Der Empfang ist dann auch sehr herzlich, ein wenig zu herzlich, als das er normal wäre. Zudem wecken nicht nur die zwei dunkelhäutigen Angestellten der Familie Armitage Chris’ und des Zuschauers Misstrauen, sondern auch der Fakt, dass die Mutter von Rose eine hypnotisierende Psyochologin ist. Das Unbehagen wächst, als einerseits der Bruder von Rose (ein Teil Paul und Peter aus Funny Games und ein Teil Theon Greyjoy aus Game of Thrones) auf Besuch kommt und andererseits das Verhalten der Angestellten gegenüber Chris immer merkwürdiger wird. Auch die Mutter von Rose möchte auffällig gerne Chris anhand einer Hypnose vom Rauchen „befreien“.

Zufälligerweise findet am folgenden Tag ein alljährliches Verwandten- und Bekanntentreffen statt, das weisser und rassistischer nicht sein könnte, ausser es wäre ein Klanstreffen. So wird Chris wollüstig angefasst, für seine Statur komplimentiert und nach den Vor- und Nachteilen des „African-American experience“ gefragt. Als dem Zuschauer überdeutlich klargemacht wurde wie (positiv) rassistisch diese Gemeinschaft ist, entfernt sich Chris mit Rose und sie entscheiden sich früher als geplant nach Hause zu fahren.

Doch währenddessen schmiedet die Familie Armitage Pläne, um Chris noch viel besser kennenzulerenen. Es sei hier nicht mehr verraten als dass diese Pläne Chris nicht gefallen werden, aber eben, dass etwas faul ist, wurde bereits ausgiebig etabliert.

Zu sehr muss man als Zuschauer aber nicht um seinen Protagonisten bangen, denn er hat Kontakt zu seinem Freund und Arbeitskollege Rod.
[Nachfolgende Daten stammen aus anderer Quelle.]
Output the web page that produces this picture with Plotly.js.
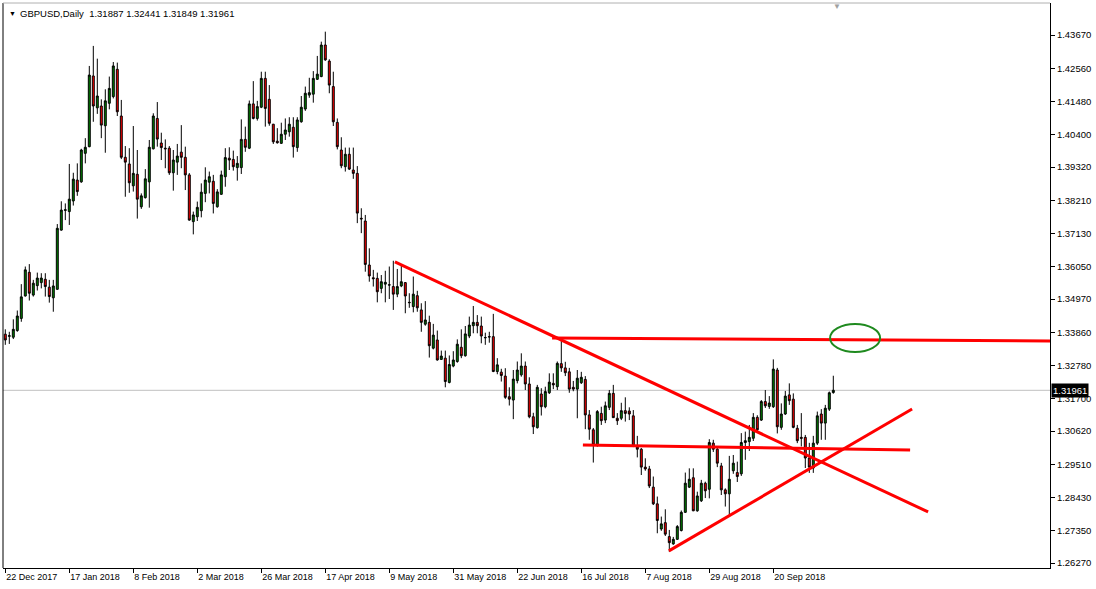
<!DOCTYPE html>
<html><head><meta charset="utf-8">
<script src="https://cdn.plot.ly/plotly-3.0.1.min.js"></script>
<style>html,body{margin:0;padding:0;background:#fff;}#chart{width:1096px;height:589px;}</style>
</head><body><div id="chart"></div>
<script>
const symbolTitle = "GBPUSD,Daily";
const open = [1.3381,1.3374,1.3371,1.3393,1.3433,1.3507,1.3585,1.3510,1.3541,1.3551,1.3562,1.3536,1.3501,1.3529,1.3724,1.3789,1.3785,1.3820,1.3889,1.3883,1.3977,1.3999,1.4232,1.4127,1.4133,1.4068,1.4142,1.4164,1.4254,1.4100,1.3964,1.3942,1.3870,1.3908,1.3801,1.3831,1.3883,1.3992,1.4092,1.4011,1.3994,1.3994,1.3913,1.3948,1.3981,1.3964,1.3906,1.3752,1.3768,1.3788,1.3845,1.3882,1.3885,1.3801,1.3842,1.3900,1.3961,1.3957,1.3930,1.3930,1.4023,1.3994,1.4140,1.4092,1.4129,1.4224,1.4155,1.4073,1.4017,1.4010,1.4040,1.4048,1.4063,1.3996,1.4081,1.4123,1.4169,1.4172,1.4221,1.4230,1.4334,1.4281,1.4197,1.4079,1.3988,1.3933,1.3974,1.3922,1.3911,1.3763,1.3754,1.3609,1.3567,1.3565,1.3532,1.3546,1.3544,1.3538,1.3513,1.3540,1.3551,1.3486,1.3472,1.3508,1.3461,1.3414,1.3420,1.3335,1.3362,1.3298,1.3302,1.3222,1.3276,1.3291,1.3338,1.3310,1.3375,1.3409,1.3420,1.3408,1.3369,1.3373,1.3373,1.3258,1.3256,1.3243,1.3175,1.3164,1.3228,1.3247,1.3276,1.3217,1.3109,1.3073,1.3184,1.3142,1.3188,1.3219,1.3208,1.3284,1.3270,1.3257,1.3206,1.3200,1.3221,1.3232,1.3115,1.3066,1.3016,1.3120,1.3098,1.3140,1.3186,1.3104,1.3104,1.3129,1.3128,1.3112,1.3009,1.3002,1.2943,1.2937,1.2877,1.2822,1.2739,1.2760,1.2714,1.2690,1.2705,1.2734,1.2794,1.2877,1.2908,1.2799,1.2832,1.2890,1.2870,1.3022,1.3002,1.2947,1.2868,1.2855,1.2931,1.2925,1.2921,1.3024,1.3027,1.3038,1.3107,1.3098,1.3159,1.3143,1.3142,1.3263,1.3074,1.3118,1.3181,1.3167,1.3071,1.3041,1.3041,1.2973,1.2940,1.3022,1.3118,1.3088,1.3134,1.31887];
const high = [1.3397,1.3389,1.3430,1.3459,1.3546,1.3604,1.3612,1.3560,1.3584,1.3582,1.3582,1.3560,1.3560,1.3744,1.3819,1.3812,1.3942,1.3913,1.3944,1.3992,1.4027,1.4265,1.4331,1.4289,1.4155,1.4188,1.4230,1.4278,1.4276,1.4153,1.4001,1.3994,1.4067,1.3988,1.3845,1.3925,1.4021,1.4109,1.4146,1.4045,1.4023,1.4001,1.3988,1.4008,1.4070,1.3999,1.3912,1.3785,1.3818,1.3878,1.3931,1.3917,1.3906,1.3859,1.3920,1.3994,1.3997,1.3986,1.3968,1.4089,1.4065,1.4151,1.4215,1.4150,1.4246,1.4246,1.4202,1.4074,1.4060,1.4078,1.4092,1.4096,1.4096,1.4096,1.4166,1.4197,1.4226,1.4248,1.4298,1.4345,1.4378,1.4287,1.4246,1.4092,1.4030,1.3996,1.3996,1.3996,1.3935,1.3796,1.3774,1.3664,1.3593,1.3584,1.3576,1.3590,1.3604,1.3623,1.3596,1.3607,1.3553,1.3516,1.3571,1.3524,1.3483,1.3490,1.3442,1.3415,1.3393,1.3327,1.3327,1.3311,1.3325,1.3364,1.3397,1.3408,1.3439,1.3474,1.3444,1.3439,1.3386,1.3389,1.3448,1.3302,1.3267,1.3269,1.3206,1.3263,1.3291,1.3318,1.3291,1.3239,1.3122,1.3214,1.3203,1.3208,1.3252,1.3252,1.3291,1.3362,1.3290,1.3270,1.3227,1.3263,1.3257,1.3243,1.3131,1.3072,1.3131,1.3142,1.3159,1.3197,1.3214,1.3121,1.3155,1.3173,1.3140,1.3131,1.3046,1.3006,1.2972,1.2947,1.2912,1.2846,1.2780,1.2804,1.2736,1.2713,1.2752,1.2800,1.2925,1.2939,1.2939,1.2862,1.2901,1.2895,1.3035,1.3033,1.3010,1.2957,1.2873,1.2980,1.2983,1.2961,1.3055,1.3060,1.3082,1.3121,1.3114,1.3164,1.3197,1.3177,1.3298,1.3270,1.3153,1.3194,1.3219,1.3186,1.3082,1.3121,1.3049,1.3023,1.3046,1.3126,1.3134,1.3148,1.3192,1.32441];
const low = [1.3346,1.3349,1.3365,1.3389,1.3422,1.3505,1.3492,1.3505,1.3525,1.3532,1.3505,1.3485,1.3455,1.3527,1.3722,1.3757,1.3741,1.3805,1.3837,1.3880,1.3944,1.3997,1.4081,1.4107,1.4027,1.3979,1.4122,1.4158,1.4100,1.3958,1.3834,1.3847,1.3851,1.3762,1.3794,1.3828,1.3798,1.3990,1.3999,1.3955,1.3928,1.3906,1.3854,1.3906,1.3928,1.3856,1.3755,1.3710,1.3754,1.3766,1.3816,1.3845,1.3779,1.3798,1.3840,1.3867,1.3922,1.3920,1.3887,1.3909,1.3982,1.3991,1.4089,1.4085,1.4126,1.4065,1.4068,1.4008,1.4009,1.4008,1.4021,1.4032,1.3963,1.3982,1.4078,1.4117,1.4160,1.4144,1.4219,1.4228,1.4282,1.4175,1.4067,1.3990,1.3928,1.3917,1.3922,1.3893,1.3747,1.3714,1.3587,1.3554,1.3538,1.3486,1.3516,1.3486,1.3497,1.3461,1.3503,1.3536,1.3450,1.3468,1.3453,1.3455,1.3389,1.3409,1.3304,1.3331,1.3294,1.3296,1.3206,1.3219,1.3272,1.3287,1.3302,1.3307,1.3368,1.3384,1.3384,1.3351,1.3346,1.3353,1.3256,1.3249,1.3225,1.3168,1.3146,1.3101,1.3219,1.3241,1.3197,1.3104,1.3052,1.3070,1.3113,1.3137,1.3184,1.3200,1.3197,1.3257,1.3243,1.3188,1.3193,1.3104,1.3217,1.3068,1.3033,1.2958,1.3010,1.3082,1.3088,1.3131,1.3105,1.3082,1.3098,1.3093,1.3098,1.3009,1.2975,1.2917,1.2931,1.2874,1.2818,1.2725,1.2733,1.2716,1.2664,1.2687,1.2703,1.2731,1.2792,1.2874,1.2798,1.2796,1.2828,1.2841,1.2840,1.2993,1.2943,1.2851,1.2813,1.2785,1.2921,1.2894,1.2914,1.2967,1.2996,1.3029,1.3059,1.3095,1.3138,1.3135,1.3138,1.3054,1.3066,1.3115,1.3148,1.3071,1.3022,1.3011,1.2940,1.2924,1.2924,1.3016,1.3033,1.3033,1.3128,1.31849];
const close = [1.3362,1.3376,1.3397,1.3441,1.3504,1.3593,1.3516,1.3549,1.3566,1.3566,1.3538,1.3505,1.3540,1.3730,1.3790,1.3791,1.3826,1.3892,1.3851,1.3988,1.3997,1.4235,1.4133,1.4166,1.4070,1.4150,1.4191,1.4265,1.4114,1.3964,1.3948,1.3880,1.3911,1.3826,1.3837,1.3893,1.3997,1.4100,1.4024,1.3996,1.3992,1.3913,1.3955,1.3968,1.3964,1.3906,1.3757,1.3774,1.3799,1.3849,1.3889,1.3900,1.3812,1.3850,1.3906,1.3963,1.3955,1.3933,1.3944,1.4023,1.3997,1.4140,1.4092,1.4131,1.4224,1.4125,1.4076,1.4015,1.4012,1.4040,1.4054,1.4073,1.3999,1.4087,1.4129,1.4175,1.4177,1.4224,1.4238,1.4334,1.4285,1.4202,1.4081,1.3999,1.3936,1.3974,1.3925,1.3911,1.3780,1.3761,1.3611,1.3573,1.3564,1.3521,1.3554,1.3552,1.3543,1.3513,1.3538,1.3554,1.3507,1.3485,1.3513,1.3468,1.3420,1.3428,1.3343,1.3378,1.3296,1.3309,1.3225,1.3281,1.3296,1.3348,1.3310,1.3382,1.3411,1.3420,1.3409,1.3375,1.3370,1.3372,1.3258,1.3280,1.3245,1.3173,1.3167,1.3233,1.3263,1.3276,1.3217,1.3109,1.3076,1.3206,1.3142,1.3192,1.3223,1.3214,1.3285,1.3270,1.3254,1.3200,1.3200,1.3236,1.3239,1.3115,1.3068,1.3016,1.3126,1.3096,1.3145,1.3186,1.3106,1.3096,1.3129,1.3120,1.3118,1.3013,1.3002,1.2943,1.2937,1.2881,1.2822,1.2767,1.2756,1.2722,1.2694,1.2705,1.2747,1.2794,1.2890,1.2903,1.2799,1.2848,1.2890,1.2865,1.3024,1.3002,1.2956,1.2868,1.2855,1.2903,1.2956,1.2912,1.3024,1.3030,1.3041,1.3107,1.3066,1.3159,1.3145,1.3154,1.3266,1.3076,1.3118,1.3177,1.3162,1.3074,1.3030,1.3038,1.2973,1.2943,1.3022,1.3112,1.3088,1.3137,1.3188,1.31961];

const dateLabels = ["22 Dec 2017","17 Jan 2018","8 Feb 2018","2 Mar 2018","26 Mar 2018","17 Apr 2018","9 May 2018","31 May 2018","22 Jun 2018","16 Jul 2018","7 Aug 2018","29 Aug 2018","20 Sep 2018"];
const dateLabelBars = [0,16,32,48,64,80,96,112,128,144,160,176,192];
const priceTicks = [1.43670,1.42560,1.41480,1.40400,1.39320,1.38210,1.37130,1.36050,1.34970,1.33860,1.32780,1.31700,1.30620,1.29510,1.28430,1.27350,1.26270];

// trend lines drawn on the chart (bar index, price)
const downTrendBars = [97.4, 230.7];
const downTrendPrices = [1.36190, 1.27953];
const resistanceBars = [136.7, 261.2];
const resistancePrices = [1.33686, 1.33587];
const supportBars = [144.4, 226.2];
const supportPrices = [1.30160, 1.29996];
const upTrendBars = [165.9, 226.7];
const upTrendPrices = [1.26668, 1.31346];
const ellipseBars = [206.2, 218.7];
const ellipsePrices = [1.33225, 1.34147];

const bars = open.map((_, i) => i);
const lastClose = close[close.length - 1];
const fontFam = "Liberation Sans, Arial, sans-serif";

const traces = [
  {type:'candlestick', x:bars, open:open, high:high, low:low, close:close,
   increasing:{line:{color:'#000000', width:1}, fillcolor:'#008000'},
   decreasing:{line:{color:'#000000', width:1}, fillcolor:'#ff0000'},
   whiskerwidth:0, hoverinfo:'skip', showlegend:false},
];
[[downTrendBars,downTrendPrices],[resistanceBars,resistancePrices],[supportBars,supportPrices],[upTrendBars,upTrendPrices]].forEach(([xs,ys]) => {
  traces.push({type:'scatter', mode:'lines', x:xs, y:ys, line:{color:'#ff0000', width:3}, hoverinfo:'skip', showlegend:false, cliponaxis:true});
});

const layout = {
  width:1096, height:589,
  margin:{l:3, r:46, t:3, b:21, pad:0},
  paper_bgcolor:'#ffffff', plot_bgcolor:'#ffffff',
  showlegend:false, hovermode:false, boxgap:0.3,
  font:{family:fontFam, size:9.5, color:'#000'},
  xaxis:{type:'linear', range:[-0.575, 261.175], rangeslider:{visible:false},
    tickvals:dateLabelBars, ticktext:dateLabels, ticks:'outside', ticklen:4, tickcolor:'#000',
    ticklabelposition:'outside right', tickfont:{family:fontFam, size:9, color:'#000'},
    showgrid:false, zeroline:false, showline:true, linecolor:'#000', linewidth:1, fixedrange:true},
  yaxis:{side:'right', range:[1.261053, 1.447244], tickvals:priceTicks, tickformat:'.5f',
    ticks:'outside', ticklen:4, tickcolor:'#000', tickfont:{family:fontFam, size:9.5, color:'#000'},
    showgrid:false, zeroline:false, showline:true, linecolor:'#000', linewidth:1, fixedrange:true},
  shapes:[
    {type:'line', xref:'paper', yref:'y', x0:0, x1:1, y0:lastClose, y1:lastClose, line:{color:'#c0c0c0', width:1}, layer:'below'},
    {type:'circle', xref:'x', yref:'y', x0:ellipseBars[0], x1:ellipseBars[1], y0:ellipsePrices[0], y1:ellipsePrices[1], line:{color:'#1f8a1f', width:2}},
    {type:'line', xref:'paper', yref:'paper', x0:0, x1:0, y0:0, y1:1, line:{color:'#000', width:1}},
    {type:'line', xref:'paper', yref:'paper', x0:0, x1:1, y0:1, y1:1, line:{color:'#b0b0b0', width:1}}
  ],
  annotations:[
    {xref:'paper', yref:'paper', x:0.0035, y:1, xanchor:'left', yanchor:'top', yshift:-5, showarrow:false,
     text:'▼', font:{family:fontFam, size:7, color:'#000'}},
    {xref:'paper', yref:'paper', x:0.0145, y:1, xanchor:'left', yanchor:'top', yshift:-3, showarrow:false,
     text:symbolTitle + '  ' + [open, high, low, close].map(a => a[a.length-1].toFixed(5)).join(' '),
     font:{family:fontFam, size:9.5, color:'#000'}},
    {xref:'paper', yref:'paper', x:0.791, y:1, xanchor:'left', yanchor:'top', yshift:3, showarrow:false,
     text:'▼', font:{family:fontFam, size:8, color:'#a0a0a0'}},
    {xref:'paper', yref:'y', x:1, y:lastClose, xanchor:'left', yanchor:'middle', xshift:1, showarrow:false,
     text:lastClose.toFixed(5), bgcolor:'#000', borderpad:1, font:{family:fontFam, size:9.5, color:'#fff'}}
  ]
};
Plotly.newPlot('chart', traces, layout, {displayModeBar:false, staticPlot:true});
</script>
</body></html>
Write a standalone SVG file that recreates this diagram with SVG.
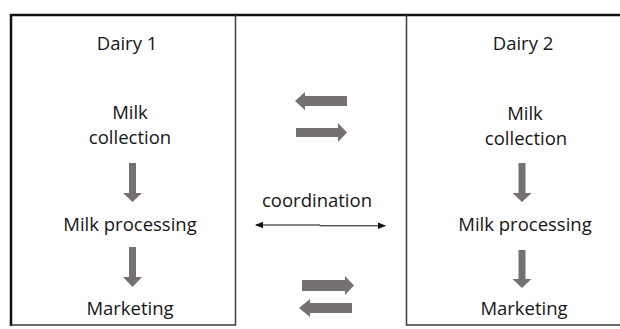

In dieser Figur sehe ich den zweiten grossen Makel des vielversprechenden Filmes. Denn Rod bildet den Comic Relief. Dadurch wird der Film unerwarteter Weise zur Horror-Komödie. Er erfüllt dabei ziemlich jedes Klischee des schwarzen Sidekicks im Film.

Er ist etwas dumm, loyal, flucht bei jeder Gelegenheit und findet es eine schlechte Idee zu einer weissen Familie aufs Landhaus zu fahren, denn seiner Meinung nach wollen Weisse Schwarze sowieso nur als Sex-Sklaven halten. Das mag man lustig finden, aber dem Film tut diese Figur nichts Gutes. Die Entlarvung von Rassismus in einer weissen, gebildeten und liberalen Gesellschaftsschicht ist ein spannendes Thema und dies in einem Horrorfilm zu tun, umso interessanter. Auch dieses Thema humoristisch umzusetzen wäre spannend. Die Ansätze dazu finden sich auch in Get Out.

Leider traut sich Jordan Peele nicht dies subtil zu tun, er vertraut nicht auf den Horror (oder wollte nicht einen so dunklen Film machen) und setzt die humoristischen Akzente zu grob und unbedacht, so dass Vorurteile bestätigt werden und am Ende des Films sogar ein Plädoyer für die Unvereinbarkeit von Schwarz und Weiss entdeckt werden kann.